Vietnamese food goes beyond pho, such as banh cuon
Vietnamese food goes beyond pho, such as banh cuon.

BEHOLD THE BANH MI
Then there’s banh mi, which has emerged as the world’s sandwich de rigeur in recent years. This Vietnamese sandwich uses lightly toasted French bread filled with varying meats—such as smoky thit nuong (grilled pork)—and then lined with an unexpected medley of pickled vegetables, cucumber, cilantro, hot pepper, garlic salt and soy-rich Maggi seasoning sauce. No other sandwich quite compares.

 

Fresh takeaway banh mi is found at places such as Lee’s Sandwiches, a California-based institution that serves many Vietnamese snacks, or Quoc Bao, a humble donut shop with a cult following for its cheap sandwiches.

 

Oklahoma City’s best banh mi, though, can be found a couple miles south in Midtown, a revitalized area with food trucks and modernist condos. Here, the stylish Rivière Modern Banh Mi offers a rare sit-down banh mi experience, complete with a full bar serving cocktails, sake and local beers.
  


Rivière Modern Banh Mi’s James Nguyen creates Korean, German, Cajun and Latin American versions of traditional banh mi sandwiches

Opened in fall 2019, Rivière is run by James Nguyen (no relation to David) and his college friend Sean O’Neill, a veteran of the city’s food scene.

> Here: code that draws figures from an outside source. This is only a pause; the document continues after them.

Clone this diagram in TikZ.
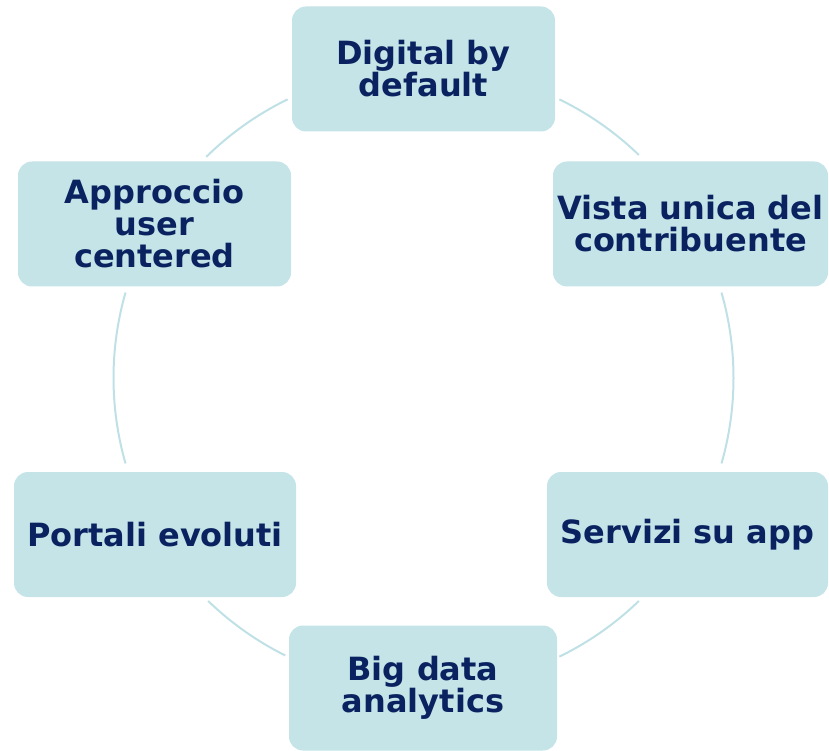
\documentclass[tikz,border=0pt]{standalone}
\usepackage{fontspec}
\setmainfont{DejaVu Sans}
\usepackage{tikz}
\definecolor{boxfill}{HTML}{C4E4E8}
\definecolor{ringline}{HTML}{BFE1E6}
\definecolor{navy}{HTML}{0A2260}

\begin{document}
\begin{tikzpicture}[x = .5pt, y = .5pt,
  cyclebox/.style = {fill = boxfill, rounded corners = 7pt, inner sep = 0, minimum height = 62.5pt,
    align = center, text = navy, font = \fontsize{16}{16}\selectfont\bfseries},
  ring/.style = {ringline, line width = 1pt}]
  \useasboundingbox (0, 0) rectangle (829, 750);
  \coordinate (c) at (423.5, 372);
  \node[cyclebox, minimum width = 131.5pt] (digital) at (423.5, 681) {Digital by\\default};
  \node[cyclebox, minimum width = 137.5pt] (vista) at (690.5, 526) {Vista unica del\\contribuente};
  \node[cyclebox, minimum width = 140.5pt] (servizi) at (687.5, 215.5) {Servizi su app};
  \node[cyclebox, minimum width = 134pt] (bigdata) at (423, 62) {Big data\\analytics};
  \node[cyclebox, minimum width = 141pt] (portali) at (155, 215.5) {Portali evoluti};
  \node[cyclebox, minimum width = 136.5pt] (approccio) at (154.5, 526) {Approccio\\user\\centered};
  \foreach \a/\b in {64/46, 16/-16, -46/-64, -116.5/-134, 196/164, 134.5/116}
    \draw[ring] (c) ++(\a:310) arc[start angle = \a, end angle = \b, radius = 310];
\end{tikzpicture}
\end{document}
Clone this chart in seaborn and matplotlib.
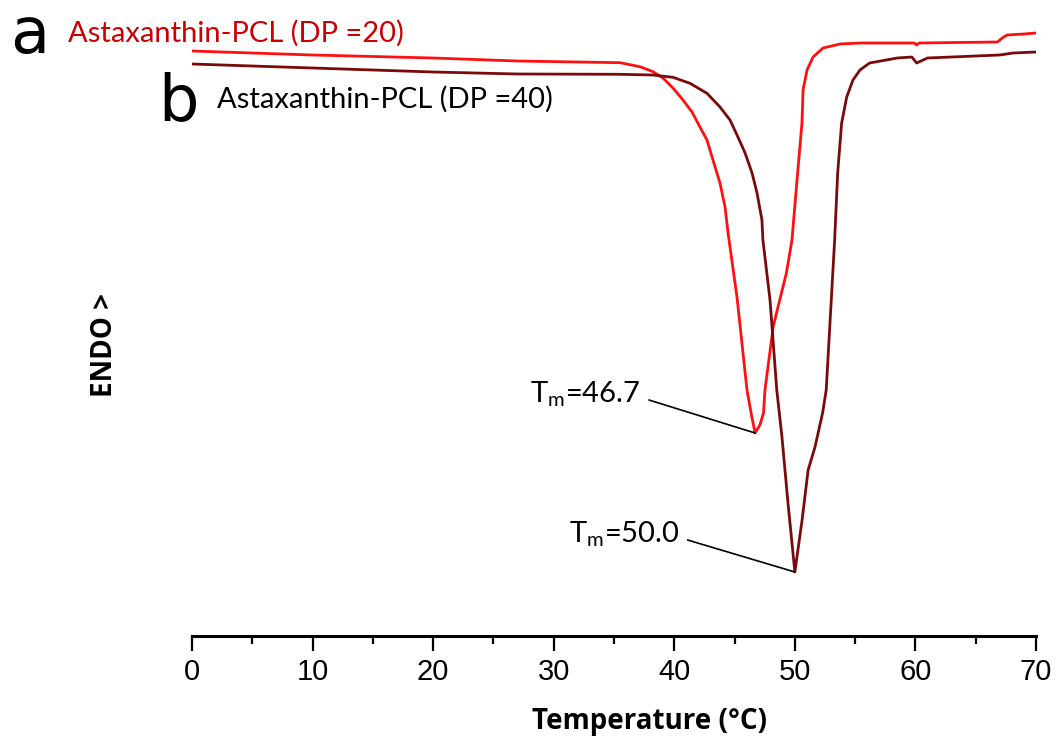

Despite the slowdown during quarantine, the restaurant quickly won fans by bending some rules with recipes.

 

“Banh mi is like a template,” James Nguyen explains. “It’s the homemade garlic aioli, the cucumber, the fresh jalapeños, the cilantro. But why couldn’t you change up the protein? Put in German schnitzel?”

 

Rivière offers ten banh mi options, ranging from German and traditional grilled pork to Korean-syle bulgogi beef, Cajun-style shrimp and Central American carne asada. The menu is a traditional/nontraditional blend created by James and his mom.

 

“They argue a lot because they’re both stubborn,” laughs O’Neill. “But when they agree on something, that’s when our best dishes have been made.”

 

A talent for cooking runs in the Nguyen family. James’ grandfather, Loc Le, who came to the US from Danang, Vietnam, with virtually nothing after the war, now runs Jimmy’s Egg, a popular regional breakfast chain (one location is next door to Rivière).

 

“Food is always the bridge between people of different cultures,” James notes. “You eat my food; I eat your food. And now I can understand a little more about who you are, where you came from, what you’re like.”

 

In Oklahoma City, the education is certainly tasty.